Please note that a compliance control plan may be required to be in place for work of this nature, work with OSPRI to explore the need for a control plan.  

Research or Projects Involving Industrial Hemp:

If you plan to work with industrial hemp, defined above, as part of your work at UCCS, you must reach out to OSPRI before starting your research/project to explore adding your lab/research space to an OSPRI managed UCCS registration with the Colorado Department Agricultures (CDA) Industrial Hemp Program[7]. If your work involves other components of the cannabis plant, you must work with OSPRI to explore other compliance concerns.

Please note that work with industrial hemp that has not been registered with the CDA may be treated as marijuana under the CSA. It is important to work with OSPRI to register your work with industrial hemp in a timely manner to prevent any risk of you being in violation of the CSA.

The Federal Farm Bill[8] allows institutions of higher education in Colorado to cultivate, as well as to conduct research on, industrial hemp grown under a registration permit from the Colorado Department of Agriculture's Industrial Hemp Pilot Program.  Seeds or clones for growing industrial hemp must be obtained from CDA through OSPRI.  For more information on registering with this program, contact Mike Sanderson (composp@uccs.edu) in the Office of Sponsored Programs and Research Integrity (OSPRI).

Research permissible under the Industrial Hemp Pilot Program ranges from basic scientific research on plant materials (e.g., genetic sequencing) to applied scientific research with animal models (with Institutional Animal Care and Use Committee (IACUC) approval).  Permissible research does not include human clinical trials, as such research may require a researcher to submit an Investigational New Drug Application to the Food & Drug Administration and obtain the cannabis from Drug Enforcement Administration approved sources, among other requirements.

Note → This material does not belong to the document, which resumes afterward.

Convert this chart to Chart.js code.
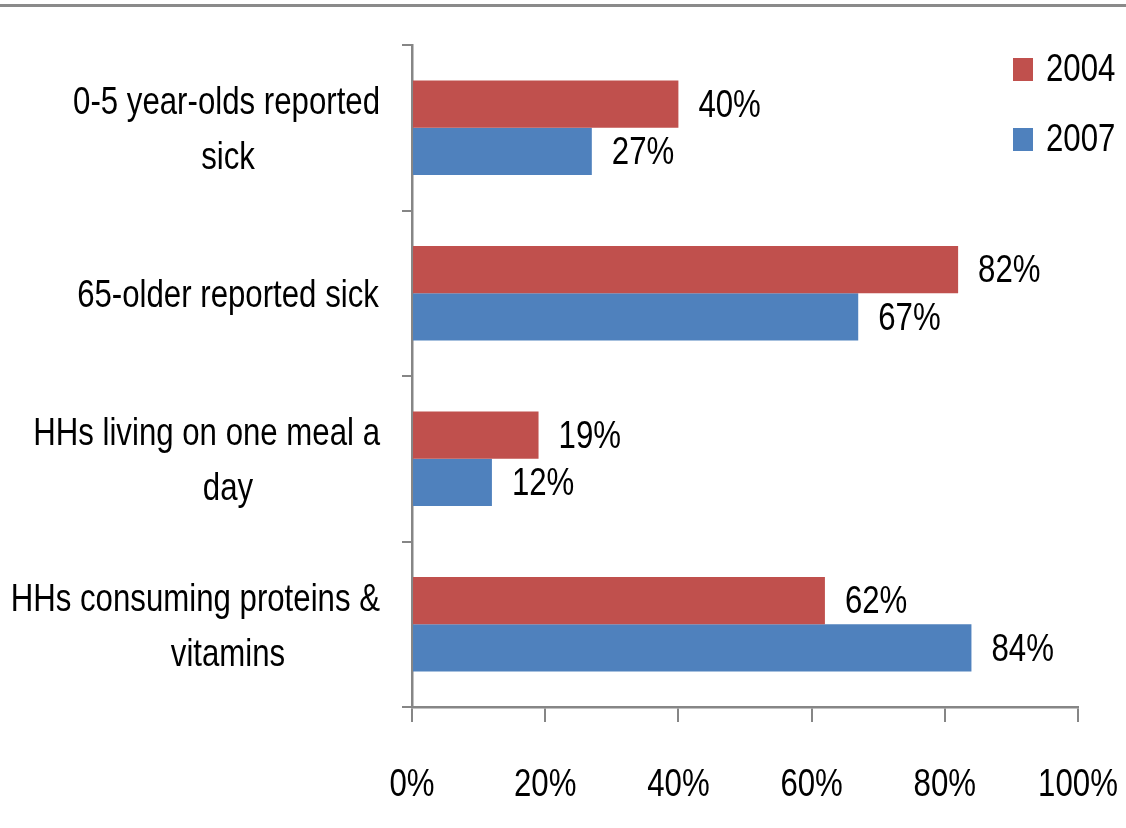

Researchers may also conduct research involving industrial hemp by obtaining the hemp, or derivatives thereof, from commercial entities.   To conduct business with an industrial hemp entity or organization, the entity must:

1.     Be registered with the Colorado Department of Agriculture's Industrial Hemp Program, or demonstrate they are exempt from required registration.

2.     Have a federally insured bank account.

3.     Not work with the Marijuana Industry[9] as defined above.  

If an industrial hemp business meets these criteria, UCCS may enter agreements to perform sponsored research and services, conduct collaborative research and development, and transfer materials pursuant to approved research, collaborative, or other agreements. Depending on what hemp material is at issue, researchers may need to document CDA seed registration certificates for vendors, seed labels, and other items relevant to the project. Please work with OSPRI to develop these agreements.

Please note that a compliance control plan may be required to be in place for work of this nature, work with OSPRI to explore the need for a control plan.  

[1] CU Marijuana Research Memo 3/11/12017   http://www.colorado.edu/innovate/sites/default/files/attached-files/marijuana-research-memo.pdf

[2] 8 Colo. Code Regs. § 1203-23:1

[3] Colorado Department of Agriculture Memorandum to Hemp Seed Purchasers dated 1/24/2017 https://www.colorado.gov/pacific/sites/default/files/atoms/files/memorandum.pdf

[4] Colorado Department of Agriculture Industrial Hemp Quick Facts- https://www.colorado.gov/pacific/agplants/industrial-hemp-quick-facts.

[5] Federal Controlled Substance Act (CSA) https://www.deadiversion.usdoj.gov/21cfr/21usc/

[6] Drug Enforcement Administration (DEA) Schedule 1 https://www.dea.gov/druginfo/ds.shtml

[7] Colorado Department of Agriculture (CDA) https://www.colorado.gov/pacific/agplants/industrial-hemp

[8] Agricultural Act of 2014, Pub. L. No. 113-79, Sec. 7906.

[9] For the purposes of this guidance, "Marijuana Industry" means a Direct Beneficial Owner of a Retail Marijuana Establishment or a Medical Marijuana Business as these terms are defined in Colorado Senate Bill 16-040; or a commercial grower, processor, distributor or seller of Marijuana.